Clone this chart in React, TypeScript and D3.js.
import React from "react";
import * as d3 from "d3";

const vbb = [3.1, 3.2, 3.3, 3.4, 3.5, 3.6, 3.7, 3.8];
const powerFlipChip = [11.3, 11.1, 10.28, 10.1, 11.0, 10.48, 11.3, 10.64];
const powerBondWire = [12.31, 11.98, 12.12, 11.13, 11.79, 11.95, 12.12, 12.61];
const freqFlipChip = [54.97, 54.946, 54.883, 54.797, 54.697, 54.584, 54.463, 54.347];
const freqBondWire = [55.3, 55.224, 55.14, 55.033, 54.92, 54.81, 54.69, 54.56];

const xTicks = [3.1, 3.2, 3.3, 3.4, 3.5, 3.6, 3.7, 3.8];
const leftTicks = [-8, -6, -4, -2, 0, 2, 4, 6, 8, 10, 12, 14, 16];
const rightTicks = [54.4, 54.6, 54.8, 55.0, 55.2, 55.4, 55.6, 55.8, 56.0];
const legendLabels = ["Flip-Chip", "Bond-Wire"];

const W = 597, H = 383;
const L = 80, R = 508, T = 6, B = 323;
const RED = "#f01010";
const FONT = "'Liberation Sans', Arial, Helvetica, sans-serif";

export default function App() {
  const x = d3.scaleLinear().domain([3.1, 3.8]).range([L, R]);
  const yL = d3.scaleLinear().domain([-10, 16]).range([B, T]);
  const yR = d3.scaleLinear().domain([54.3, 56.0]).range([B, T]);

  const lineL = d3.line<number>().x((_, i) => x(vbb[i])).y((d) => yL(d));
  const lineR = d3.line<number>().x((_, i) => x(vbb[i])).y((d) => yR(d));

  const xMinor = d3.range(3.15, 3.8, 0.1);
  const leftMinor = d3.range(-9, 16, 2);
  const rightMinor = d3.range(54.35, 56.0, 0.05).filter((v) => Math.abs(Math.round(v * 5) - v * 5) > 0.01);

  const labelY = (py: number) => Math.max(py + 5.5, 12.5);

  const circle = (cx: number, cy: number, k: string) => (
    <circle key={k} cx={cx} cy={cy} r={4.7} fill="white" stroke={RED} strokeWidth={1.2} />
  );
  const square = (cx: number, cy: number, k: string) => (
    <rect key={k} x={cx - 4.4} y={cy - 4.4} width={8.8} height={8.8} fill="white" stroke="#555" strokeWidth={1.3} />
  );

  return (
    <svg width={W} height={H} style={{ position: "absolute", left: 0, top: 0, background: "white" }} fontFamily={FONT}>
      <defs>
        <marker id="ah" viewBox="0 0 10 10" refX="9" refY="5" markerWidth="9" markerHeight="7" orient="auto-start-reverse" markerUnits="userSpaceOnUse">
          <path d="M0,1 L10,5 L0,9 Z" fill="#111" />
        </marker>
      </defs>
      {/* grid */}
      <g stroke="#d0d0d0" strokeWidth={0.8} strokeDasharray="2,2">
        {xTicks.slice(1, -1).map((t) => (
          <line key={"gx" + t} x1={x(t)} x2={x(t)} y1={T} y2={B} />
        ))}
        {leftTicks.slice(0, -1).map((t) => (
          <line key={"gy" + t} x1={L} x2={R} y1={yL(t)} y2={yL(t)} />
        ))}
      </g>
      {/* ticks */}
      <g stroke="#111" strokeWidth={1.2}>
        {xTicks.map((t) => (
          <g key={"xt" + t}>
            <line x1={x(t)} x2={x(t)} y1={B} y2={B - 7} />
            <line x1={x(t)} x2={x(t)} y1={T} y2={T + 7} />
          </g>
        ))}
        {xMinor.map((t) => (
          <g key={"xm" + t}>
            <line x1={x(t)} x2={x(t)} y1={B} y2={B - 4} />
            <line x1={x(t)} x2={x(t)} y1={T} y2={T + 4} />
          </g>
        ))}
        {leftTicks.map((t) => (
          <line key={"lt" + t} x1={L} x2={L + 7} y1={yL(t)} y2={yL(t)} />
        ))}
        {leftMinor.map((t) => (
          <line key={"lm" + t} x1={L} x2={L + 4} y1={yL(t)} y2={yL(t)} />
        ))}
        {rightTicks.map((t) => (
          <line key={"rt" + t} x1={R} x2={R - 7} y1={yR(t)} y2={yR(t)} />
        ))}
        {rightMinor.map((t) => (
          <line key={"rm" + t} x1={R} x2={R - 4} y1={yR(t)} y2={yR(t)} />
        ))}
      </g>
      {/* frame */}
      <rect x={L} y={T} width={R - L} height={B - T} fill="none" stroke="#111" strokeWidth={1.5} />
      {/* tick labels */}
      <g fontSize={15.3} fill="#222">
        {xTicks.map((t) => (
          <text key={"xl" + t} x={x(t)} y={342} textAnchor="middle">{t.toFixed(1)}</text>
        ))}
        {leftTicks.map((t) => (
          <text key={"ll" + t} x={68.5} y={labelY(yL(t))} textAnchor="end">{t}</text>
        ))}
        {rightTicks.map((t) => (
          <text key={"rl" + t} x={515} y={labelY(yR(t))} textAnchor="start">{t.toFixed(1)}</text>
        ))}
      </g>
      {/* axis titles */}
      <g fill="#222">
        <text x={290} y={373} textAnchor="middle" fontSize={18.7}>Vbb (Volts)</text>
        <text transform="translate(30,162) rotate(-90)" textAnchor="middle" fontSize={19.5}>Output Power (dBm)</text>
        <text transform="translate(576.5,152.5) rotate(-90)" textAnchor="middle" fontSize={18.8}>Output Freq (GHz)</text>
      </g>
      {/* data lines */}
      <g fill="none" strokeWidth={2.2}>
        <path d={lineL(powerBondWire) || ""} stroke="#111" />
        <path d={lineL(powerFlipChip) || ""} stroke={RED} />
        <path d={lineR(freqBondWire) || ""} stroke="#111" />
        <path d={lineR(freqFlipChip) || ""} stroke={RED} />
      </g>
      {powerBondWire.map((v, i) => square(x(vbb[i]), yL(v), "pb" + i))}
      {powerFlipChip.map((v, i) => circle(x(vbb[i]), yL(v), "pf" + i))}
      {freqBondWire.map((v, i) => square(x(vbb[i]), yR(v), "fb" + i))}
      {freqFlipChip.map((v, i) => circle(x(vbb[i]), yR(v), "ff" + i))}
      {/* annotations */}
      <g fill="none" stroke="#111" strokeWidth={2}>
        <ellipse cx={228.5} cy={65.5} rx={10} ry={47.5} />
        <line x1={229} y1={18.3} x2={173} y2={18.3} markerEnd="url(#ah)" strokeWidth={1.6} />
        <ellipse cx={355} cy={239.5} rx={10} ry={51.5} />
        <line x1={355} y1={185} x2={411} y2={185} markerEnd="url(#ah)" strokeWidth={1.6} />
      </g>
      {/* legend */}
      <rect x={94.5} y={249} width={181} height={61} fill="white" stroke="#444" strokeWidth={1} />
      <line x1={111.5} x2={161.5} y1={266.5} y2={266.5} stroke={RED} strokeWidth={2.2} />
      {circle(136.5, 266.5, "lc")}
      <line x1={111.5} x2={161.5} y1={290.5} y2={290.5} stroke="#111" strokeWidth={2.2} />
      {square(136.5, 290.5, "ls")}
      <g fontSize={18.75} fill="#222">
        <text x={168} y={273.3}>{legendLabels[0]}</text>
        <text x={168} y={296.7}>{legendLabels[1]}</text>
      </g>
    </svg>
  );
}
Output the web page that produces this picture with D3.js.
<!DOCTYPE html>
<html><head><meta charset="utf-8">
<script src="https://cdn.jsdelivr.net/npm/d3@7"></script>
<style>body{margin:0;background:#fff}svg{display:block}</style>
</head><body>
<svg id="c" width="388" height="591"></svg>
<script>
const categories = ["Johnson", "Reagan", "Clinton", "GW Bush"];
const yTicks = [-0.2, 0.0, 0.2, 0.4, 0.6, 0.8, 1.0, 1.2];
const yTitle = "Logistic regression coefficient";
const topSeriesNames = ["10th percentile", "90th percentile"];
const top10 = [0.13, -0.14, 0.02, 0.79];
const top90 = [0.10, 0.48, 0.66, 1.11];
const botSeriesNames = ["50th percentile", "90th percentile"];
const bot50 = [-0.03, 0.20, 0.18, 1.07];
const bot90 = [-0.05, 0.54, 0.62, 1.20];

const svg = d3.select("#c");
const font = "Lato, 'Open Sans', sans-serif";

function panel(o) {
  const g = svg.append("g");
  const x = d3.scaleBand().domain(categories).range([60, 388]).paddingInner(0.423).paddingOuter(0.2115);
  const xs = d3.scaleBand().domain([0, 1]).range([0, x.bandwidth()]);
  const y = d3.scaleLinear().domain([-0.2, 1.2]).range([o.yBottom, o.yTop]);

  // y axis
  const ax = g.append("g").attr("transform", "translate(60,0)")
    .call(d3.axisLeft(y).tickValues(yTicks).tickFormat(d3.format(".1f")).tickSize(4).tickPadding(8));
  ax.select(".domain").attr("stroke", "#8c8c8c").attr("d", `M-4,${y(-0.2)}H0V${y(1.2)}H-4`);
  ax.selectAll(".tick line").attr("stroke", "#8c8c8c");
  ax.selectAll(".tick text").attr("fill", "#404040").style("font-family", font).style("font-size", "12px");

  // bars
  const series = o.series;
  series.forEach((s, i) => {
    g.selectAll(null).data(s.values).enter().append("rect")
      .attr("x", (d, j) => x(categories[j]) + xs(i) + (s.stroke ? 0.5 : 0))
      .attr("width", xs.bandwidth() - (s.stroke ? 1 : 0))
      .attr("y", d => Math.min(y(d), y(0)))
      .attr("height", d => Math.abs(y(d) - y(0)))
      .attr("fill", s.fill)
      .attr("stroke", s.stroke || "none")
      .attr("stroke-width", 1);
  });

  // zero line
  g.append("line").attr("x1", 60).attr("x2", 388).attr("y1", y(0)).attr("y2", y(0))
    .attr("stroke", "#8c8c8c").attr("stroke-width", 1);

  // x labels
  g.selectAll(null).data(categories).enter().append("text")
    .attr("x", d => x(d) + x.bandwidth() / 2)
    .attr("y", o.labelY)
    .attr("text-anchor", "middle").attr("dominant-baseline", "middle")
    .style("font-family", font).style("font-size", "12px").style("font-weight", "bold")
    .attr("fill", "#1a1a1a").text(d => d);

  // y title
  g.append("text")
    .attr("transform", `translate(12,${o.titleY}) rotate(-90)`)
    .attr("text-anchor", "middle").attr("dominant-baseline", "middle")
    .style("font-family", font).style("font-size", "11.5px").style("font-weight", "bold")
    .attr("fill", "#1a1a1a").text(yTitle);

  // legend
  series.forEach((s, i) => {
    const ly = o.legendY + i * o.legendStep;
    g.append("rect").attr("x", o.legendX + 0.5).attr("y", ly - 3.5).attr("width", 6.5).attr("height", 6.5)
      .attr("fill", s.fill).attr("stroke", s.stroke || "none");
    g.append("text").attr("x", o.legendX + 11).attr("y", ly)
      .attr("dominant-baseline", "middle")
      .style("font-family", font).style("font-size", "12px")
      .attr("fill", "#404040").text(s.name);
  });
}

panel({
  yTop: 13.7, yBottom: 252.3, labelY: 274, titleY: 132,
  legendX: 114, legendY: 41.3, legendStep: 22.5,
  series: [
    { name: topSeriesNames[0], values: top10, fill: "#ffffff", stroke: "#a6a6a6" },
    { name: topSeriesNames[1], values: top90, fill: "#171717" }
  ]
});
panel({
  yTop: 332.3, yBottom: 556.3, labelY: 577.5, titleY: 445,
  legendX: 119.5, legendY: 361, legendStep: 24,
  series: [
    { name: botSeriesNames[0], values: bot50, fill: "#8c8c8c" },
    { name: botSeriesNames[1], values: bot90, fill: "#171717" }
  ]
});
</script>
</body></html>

---

TO BE DONE => Please output the exact lines of the records above, beginning with the first and stopping after the line that holds "import * as", and nothing else.

EXERCISE ANSWER =>
Clone this chart in React, TypeScript and D3.js.
import React from "react";
import * as d3 from "d3";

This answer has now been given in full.